We were at the border. Temporary structures and trailers lined the landscape, built to house and process asylum seekers. As we were making this observation, we saw asylum seekers get out from a car, suitcases in-hand filled with all of their belongings, and cross the border. I had to remind myself that this wasn’t a far-off place, with far-off problems. This was the border between the United States and Canada – these people were fleeing from the United States.
Last month, I traveled to Montreal, home of JRS Canada, with Christopher Kerr, Executive Director of the Ignatian Solidarity Network and Kristen Lionetti, Policy Director for the Office of Justice and Ecology of the Jesuit Conference of Canada and the United States to learn about the impact of U.S. policies on the recent influx of migrants to Canada. We visited the U.S.-Canada border, learned from experts about the growing number of migrants and asylum seekers crossing the border, and saw some of the services Canada is providing to these asylum seekers once they cross the border.
“The influx of migrants crossing the border irregularly from the U.S. over the last year has been astonishing,” Norbert Piché, Director of Jesuit Refugee Service Canada, told us on our trip. “In the past, there were some years when Canada saw close to 50,000 asylum seekers. But since the implementation of interception policies abroad and the safe third country agreement with the U.S., our numbers have dropped in the last decade. It is only in the past year, that the numbers have started to approach those in the past. Civil society and governments have had to respond but there is still much to do.”
Since the election last year, about 15,381 migrants have been intercepted by Canadian border authorities trying to enter Quebec. I learned that the majority of these asylum seekers are Haitian nationals leaving the U.S. because the immigration status they were given after the earthquake in 2010, called Temporary Protected Status (TPS), was threatened and has now been officially revoked by the Trump Administration. These are people who, over the past 7 years, have worked in, contributed to, and created lives in the U.S., with no option to return to Haiti (click here to read the USCCB’s report “Haiti’s Ongoing Road to Recovery: The Necessity of an Extension of Temporary Protected Status”).
The threat of loss of TPS status extends beyond Haitians. The Trump Administration has said it will consider revoking other Temporary Protected Statuses. In total, there are more than 300,000 U.S. residents from ten different countries who are under threat of losing their status. These people– our community members, neighbors, and fellow parishioners– now must face the choice of returning to a place where they could face untenable living conditions or horrific violence, live under constant threat of deportation, or flee to another country like Canada that might accept them and offer protection according to international law.
JRS Canada and the Jesuit Province of French Canada is doing its best to advocate for these refugees and to welcome them. They are working to create a culture of welcoming through community activities like the hosting a refugee simulation, and collaborating with local NGOs to help with the overwhelming essential goods and assistance refugees require, such as providing and transporting furniture.
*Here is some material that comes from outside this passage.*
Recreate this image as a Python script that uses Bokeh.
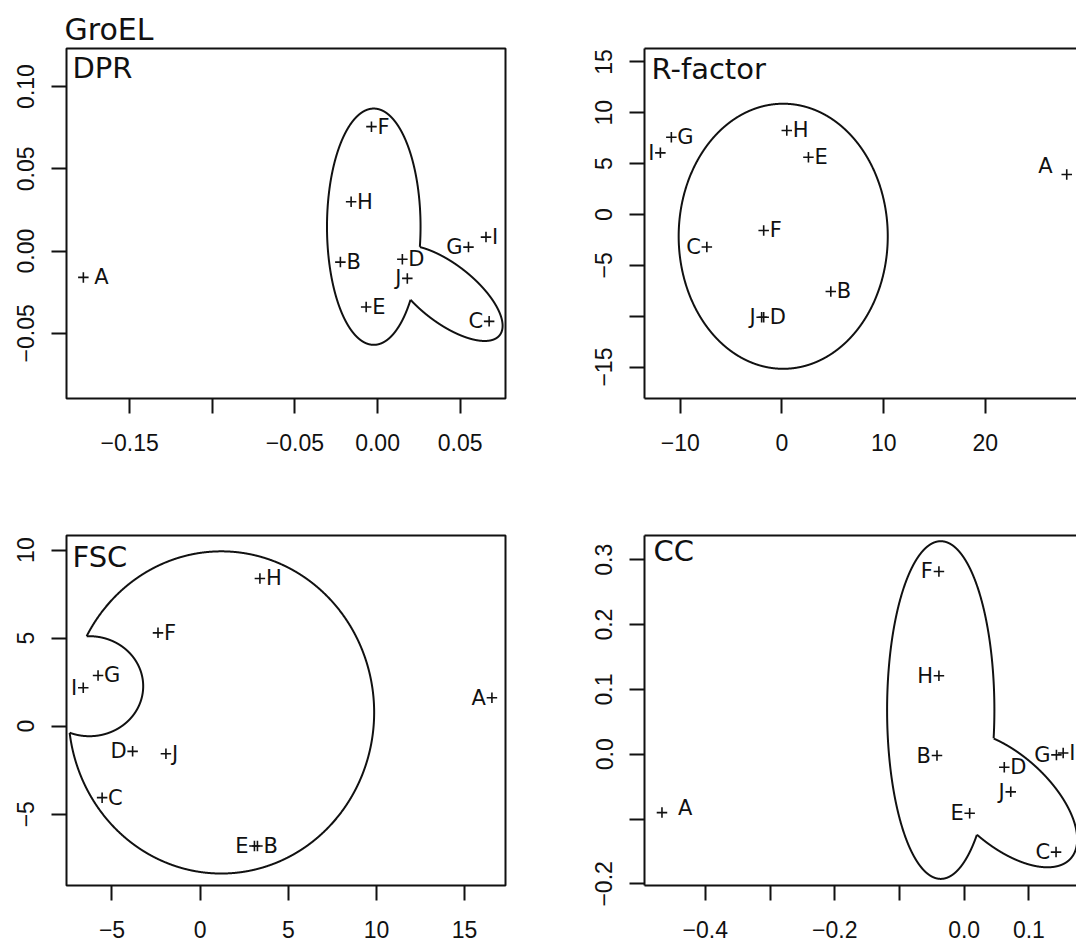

But there is more to be done from the U.S. We must recognize that our policies have significant impacts on the lives of families and individuals who have come from places they cannot return to. Revoking TPS has and will separate families, negatively impact our economy, and diminish our U.S. leadership role in the international humanitarian community. As my time in Canada made clear, and I must advocate for a United States where no one should feel forced to flee from, and I hope that you will join me.